$R$ commutative ring and $R_{n}[x]$ the set of polynomials of degree less or equal to $n$ with coefficients on $R$. Show that $R_{n}[x]$ is $R-$module and $R_{n-1}[x] \cong R_{n}[x]/R$, for $n\geq 1$.
Answer:
$R_{n}[x]$ is $R-$module iff $R\times R_{n}[x] \rightarrow R_{n}[x]$ (the image of $(r,f(x))$ being denoted by $rf(x)$) .

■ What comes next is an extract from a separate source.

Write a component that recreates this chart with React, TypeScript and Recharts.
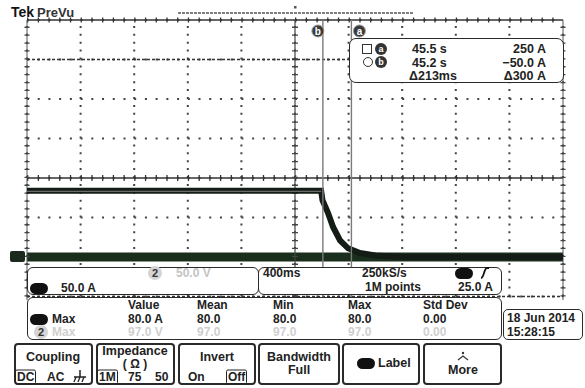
import React from 'react';
import { ComposedChart, Line, XAxis, YAxis, ReferenceLine } from 'recharts';

const FONT = '"Liberation Sans", Arial, sans-serif';

// axes (time in ms, current in A)
const timeGridMs = [0, 400, 800, 1200, 1600, 2000, 2400, 2800, 3200, 3600, 4000];
const ampGrid = [-100, -50, 0, 50, 100, 150, 200, 250, 300];
const centerTimeMs = 2000;
const centerAmp = 100;

// channel 1 (current) trace
const ch1TimeMs = [0, 2195, 2205, 2246, 2284, 2336, 2396, 2485, 2600, 2800, 4000];
const ch1Amps = [84, 84, 72, 56, 38, 21, 11, 5, 2, 0, 0];
// lighter ghost line inside the ch1 band
const ch1GhostTimeMs = [0, 2195];
const ch1GhostAmps = [83, 83];
// channel 2 trace (near ground)
const ch2TimeMs = [0, 4000];
const ch2Level = [0, 0];

// cursors
const cursorAms = 2421;
const cursorBms = 2208;
const cursorAamp = 250;
const cursorBamp = -50;

// readouts
const cursorRows = [
  { t: '45.5 s', v: '250 A' },
  { t: '45.2 s', v: '\u221250.0 A' },
  { t: '\u0394213ms', v: '\u0394300 A' },
];
const measHeaders = ['Value', 'Mean', 'Min', 'Max', 'Std Dev'];
const measCh1 = ['80.0 A', '80.0', '80.0', '80.0', '0.00'];
const measCh2 = ['97.0 V', '97.0', '97.0', '97.0', '0.00'];

const ch1Data = ch1TimeMs.map((t, i) => ({ t, v: ch1Amps[i] }));
const ghostData = ch1GhostTimeMs.map((t, i) => ({ t, v: ch1GhostAmps[i] }));
const ch2Data = ch2TimeMs.map((t, i) => ({ t, v: ch2Level[i] }));

const Txt = ({ x, y, c = '#222', s = 12, w = 700, a = 'left', children }: any) => (
  <div
    style={{
      position: 'absolute', left: x, top: y,
      transform: a === 'center' ? 'translate(-50%,-50%)' : a === 'right' ? 'translate(-100%,-50%)' : 'translateY(-50%)',
      fontSize: s, fontWeight: w, color: c, lineHeight: 1, whiteSpace: 'nowrap', fontFamily: FONT,
    }}
  >
    {children}
  </div>
);

const Box = ({ x, y, w, h, r = 6, bw = 1.5, children }: any) => (
  <div style={{ position: 'absolute', left: x, top: y, width: w, height: h, boxSizing: 'border-box', border: `${bw}px solid #2a2a2a`, borderRadius: r, background: '#fff' }}>
    {children}
  </div>
);

const Oval = ({ x, y }: any) => (
  <div style={{ position: 'absolute', left: x, top: y - 5.5, width: 18, height: 11, borderRadius: 6, background: '#111' }} />
);

const Badge2 = ({ cx, cy, c = '#333' }: any) => (
  <div style={{ position: 'absolute', left: cx - 7, top: cy - 7, width: 14, height: 14, borderRadius: 7, background: '#d4d4d4', color: c, fontFamily: FONT, fontWeight: 700, fontSize: 11, lineHeight: '14px', textAlign: 'center' }}>2</div>
);

const Boxed = ({ x, y, children }: any) => (
  <div style={{ position: 'absolute', left: x, top: y, transform: 'translateY(-50%)', border: '1.5px solid #222', borderRadius: 2, padding: '0 1px', fontFamily: FONT, fontWeight: 700, fontSize: 12, lineHeight: '13px', color: '#222' }}>{children}</div>
);

const CursorTag = (props: any) => {
  const vb = props.viewBox || {};
  const cx = (vb.x || 0) + props.shift;
  const cy = (vb.y || 0) + 11;
  return (
    <g>
      <circle cx={cx} cy={cy} r={6} fill="#3a3a3a" stroke="#999" strokeWidth={1} />
      <text x={cx} y={cy + 3.5} textAnchor="middle" fontSize={10} fontWeight={700} fill="#fff" fontFamily={FONT}>{props.letter}</text>
    </g>
  );
};

const LetterDot = ({ cx, cy, letter }: any) => (
  <div style={{ position: 'absolute', left: cx - 6, top: cy - 6, width: 12, height: 12, borderRadius: 6, background: '#333', color: '#fff', fontFamily: FONT, fontSize: 9, fontWeight: 700, lineHeight: '12px', textAlign: 'center' }}>{letter}</div>
);

export default function App() {
  return (
    <div style={{ position: 'fixed', left: 0, top: 0, width: 585, height: 388, background: '#fff' }}>
      {/* background chart: dotted graticule and channel 2 trace */}
      <ComposedChart width={585} height={388} margin={{ top: 20, right: 22, bottom: 52, left: 27 }}>
        <XAxis type="number" dataKey="t" domain={[0, 4000]} ticks={timeGridMs} hide />
        <YAxis type="number" dataKey="v" domain={[-100, 300]} ticks={ampGrid} hide />
        {timeGridMs.map((t) => (
          <ReferenceLine key={'gx' + t} x={t} stroke="#444" strokeWidth={2} strokeDasharray="2 5.9" />
        ))}
        {ampGrid.map((a) => (
          <ReferenceLine key={'gy' + a} y={a} stroke="#444" strokeWidth={2} strokeDasharray="2 8.72" />
        ))}
        <Line data={ch2Data} dataKey="v" stroke="#1a2e1c" strokeWidth={9} dot={false} isAnimationActive={false} />
      </ComposedChart>

      {/* foreground chart: frame, cursors, channel 1 trace */}
      <div style={{ position: 'absolute', left: 0, top: 0 }}>
        <ComposedChart width={585} height={388} margin={{ top: 20, right: 22, bottom: 52, left: 27 }}>
          <XAxis type="number" dataKey="t" domain={[0, 4000]} ticks={timeGridMs} hide />
          <YAxis type="number" dataKey="v" domain={[-100, 300]} ticks={ampGrid} hide />
          <ReferenceLine y={300} stroke="#333" strokeWidth={1.3} />
          <ReferenceLine y={300} stroke="#333" strokeWidth={5} strokeDasharray="1.3 9.42" />
          <ReferenceLine y={centerAmp} stroke="#333" strokeWidth={1.3} />
          <ReferenceLine y={centerAmp} stroke="#333" strokeWidth={6} strokeDasharray="1.3 9.42" />
          <ReferenceLine x={0} stroke="#555" strokeWidth={1} />
          <ReferenceLine x={0} stroke="#444" strokeWidth={5} strokeDasharray="1.3 6.6" />
          <ReferenceLine x={4000} stroke="#555" strokeWidth={1} />
          <ReferenceLine x={4000} stroke="#444" strokeWidth={5} strokeDasharray="1.3 6.6" />
          <ReferenceLine x={centerTimeMs} stroke="#444" strokeWidth={1.2} />
          <ReferenceLine x={centerTimeMs} stroke="#444" strokeWidth={6} strokeDasharray="1.3 6.6" />
          <ReferenceLine y={cursorAamp} stroke="#333" strokeWidth={1.5} strokeDasharray="3 2" />
          <ReferenceLine y={cursorBamp} stroke="#333" strokeWidth={1.5} strokeDasharray="3 2" />
          <Line data={ch1Data} dataKey="v" type="linear" stroke="#141c16" strokeWidth={6} dot={false} isAnimationActive={false} />
          <Line data={ghostData} dataKey="v" type="linear" stroke="#6a6a6a" strokeWidth={1.2} dot={false} isAnimationActive={false} />
          <ReferenceLine x={cursorBms} stroke="#7a7a7a" strokeWidth={1.4} label={<CursorTag letter="b" shift={-5} />} />
          <ReferenceLine x={cursorAms} stroke="#7a7a7a" strokeWidth={1.4} label={<CursorTag letter="a" shift={8} />} />
        </ComposedChart>
      </div>

      {/* white cover below the visible graticule */}
      <div style={{ position: 'absolute', left: 0, top: 300, width: 585, height: 88, background: '#fff' }} />

      {/* header */}
      <Txt x={11} y={12} s={14} c="#111">Tek</Txt>
      <Txt x={37} y={12} s={13} c="#333">PreVu</Txt>
      <svg style={{ position: 'absolute', left: 0, top: 0 }} width={585} height={20}>
        <line x1={178} y1={13} x2={413} y2={13} stroke="#555" strokeWidth={1.6} strokeDasharray="3 1" />
        <rect x={294} y={6} width={2.5} height={2.5} fill="#555" />
      </svg>

      {/* ground marker */}
      <div style={{ position: 'absolute', left: 10, top: 251, width: 15, height: 11, background: '#1c2a1e', borderRadius: 2 }} />

      {/* cursor readout */}
      <Box x={349} y={38} w={215} h={45} r={7}>
        <div style={{ position: 'absolute', left: 12, top: 5, width: 10, height: 10, border: '1.3px solid #333', boxSizing: 'border-box' }} />
        <div style={{ position: 'absolute', left: 13, top: 18, width: 10, height: 10, border: '1.3px solid #333', borderRadius: 6, boxSizing: 'border-box' }} />
      </Box>
      <LetterDot cx={381} cy={49} letter="a" />
      <LetterDot cx={381} cy={62} letter="b" />
      {cursorRows.map((r, i) => (
        <React.Fragment key={'cr' + i}>
          <Txt x={i === 2 ? 409 : 412} y={49 + i * 13.5} s={12.5}>{r.t}</Txt>
          <Txt x={546} y={49 + i * 13.5} s={12.5} a="right">{r.v}</Txt>
        </React.Fragment>
      ))}

      {/* channel / timebase boxes */}
      <Box x={27} y={267} w={232} h={28} r={6} />
      <Badge2 cx={155} cy={273} />
      <Txt x={176} y={273} c="#c4c4c4">50.0 V</Txt>
      <Oval x={30} y={288} />
      <Txt x={61} y={288}>50.0 A</Txt>

      <Box x={258} y={267} w={244} h={28} r={6} />
      <Txt x={263} y={273}>400ms</Txt>
      <Txt x={362} y={273}>250kS/s</Txt>
      <Oval x={455} y={273} />
      <svg style={{ position: 'absolute', left: 479, top: 266 }} width={12} height={14}>
        <path d="M2,12 C5,12 5,2 8,2 L10,2" stroke="#111" strokeWidth={1.8} fill="none" />
      </svg>
      <Txt x={365} y={287}>1M points</Txt>
      <Txt x={458} y={287}>25.0 A</Txt>

      {/* measurement box */}
      <Box x={27} y={297} w={475} h={43} r={6} />
      {measHeaders.map((h, i) => (
        <Txt key={'mh' + i} x={[128, 197, 273, 348, 423][i]} y={305}>{h}</Txt>
      ))}
      <Oval x={30} y={319} />
      <Txt x={52} y={319}>Max</Txt>
      {measCh1.map((v, i) => (
        <Txt key={'m1' + i} x={[128, 197, 273, 348, 423][i]} y={319}>{v}</Txt>
      ))}
      <Badge2 cx={41} cy={332} />
      <Txt x={52} y={332} c="#cfcfcf">Max</Txt>
      {measCh2.map((v, i) => (
        <Txt key={'m2' + i} x={[128, 197, 273, 348, 423][i]} y={332} c="#cfcfcf">{v}</Txt>
      ))}

      {/* date */}
      <Box x={503} y={309} w={80} h={31} r={5} />
      <Txt x={507} y={318}>18 Jun 2014</Txt>
      <Txt x={507} y={332}>15:28:15</Txt>

      {/* soft-key buttons */}
      <Box x={14} y={343} w={79} h={42} r={4} bw={2} />
      <Txt x={53} y={357} a="center" s={12.5}>Coupling</Txt>
      <Boxed x={15} y={377}>DC</Boxed>
      <Txt x={47} y={377}>AC</Txt>
      <svg style={{ position: 'absolute', left: 73, top: 369 }} width={14} height={14}>
        <line x1={7} y1={1} x2={7} y2={8} stroke="#222" strokeWidth={1.5} />
        <line x1={1} y1={8} x2={13} y2={8} stroke="#222" strokeWidth={1.5} />
        <line x1={3} y1={8} x2={1} y2={13} stroke="#222" strokeWidth={1.3} />
        <line x1={7} y1={8} x2={5} y2={13} stroke="#222" strokeWidth={1.3} />
        <line x1={11} y1={8} x2={9} y2={13} stroke="#222" strokeWidth={1.3} />
      </svg>

      <Box x={96} y={343} w={79} h={42} r={4} bw={2} />
      <Txt x={135} y={351} a="center" s={12.5}>Impedance</Txt>
      <Txt x={135} y={364} a="center" s={12}>( Ω )</Txt>
      <Boxed x={97} y={377}>1M</Boxed>
      <Txt x={128} y={377}>75</Txt>
      <Txt x={155} y={377}>50</Txt>

      <Box x={178} y={343} w={78} h={42} r={4} bw={2} />
      <Txt x={217} y={357} a="center" s={12.5}>Invert</Txt>
      <Txt x={188} y={377}>On</Txt>
      <Boxed x={226} y={377}>Off</Boxed>

      <Box x={258} y={343} w={82} h={42} r={4} bw={2} />
      <Txt x={299} y={357} a="center" s={12.5}>Bandwidth</Txt>
      <Txt x={299} y={370} a="center" s={12.5}>Full</Txt>

      <Box x={342} y={343} w={78} h={42} r={4} bw={2} />
      <Oval x={357} y={363} />
      <Txt x={378} y={363} s={12.5}>Label</Txt>

      <Box x={423} y={343} w={79} h={42} r={4} bw={2} />
      <svg style={{ position: 'absolute', left: 456, top: 351 }} width={14} height={10}>
        <circle cx={7} cy={2} r={1.2} fill="#333" />
        <path d="M2,9 L7,5 L12,9" stroke="#333" strokeWidth={1.2} fill="none" />
      </svg>
      <Txt x={463} y={370} a="center" s={12.5}>More</Txt>
    </div>
  );
}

$f(x) = a_{n}x^{n} + . . . + a_{0}$ so
$rf(x)=ra_{n}x^{n} + . . . + ra_{0} \in R_{n}[x]$
For all $r,s \in R$ and $f(x), g(x) \in R_{n}[x]$:
$r(f(x) + g(x)) = rf(x) + rg(x)$
$(r+s)f(x) = rf(x) + sf(x)$
$r(sf(x)) = (rs)f(x)$
$1_{R}f(x) = f(x)$ for all $f(x) \in R_{n}[x]$
Then $R_{n}[x]$ is $R-$module.
Is that right? What about the second part? Any solution, any hint?
Your solution to the first part is correct.
For the second part, instead of working with $R_n[x]$, note that $R_n[x]$ is isomorphic to $R^n$, the set of $n$-tuples of $R$. (This should be pretty obvious, but if not, take a homomorphism $\phi: R_n[x] \to R^n$ mapping $a_nx^n + \cdots + a_0$ to $(a_n, \cdots, a_0)$, then invoke the isomorphism theorem.)
Once you have this isomorphism, you're done, as $R^{n-1}$ is clearly isomorphic to $R^n/R$.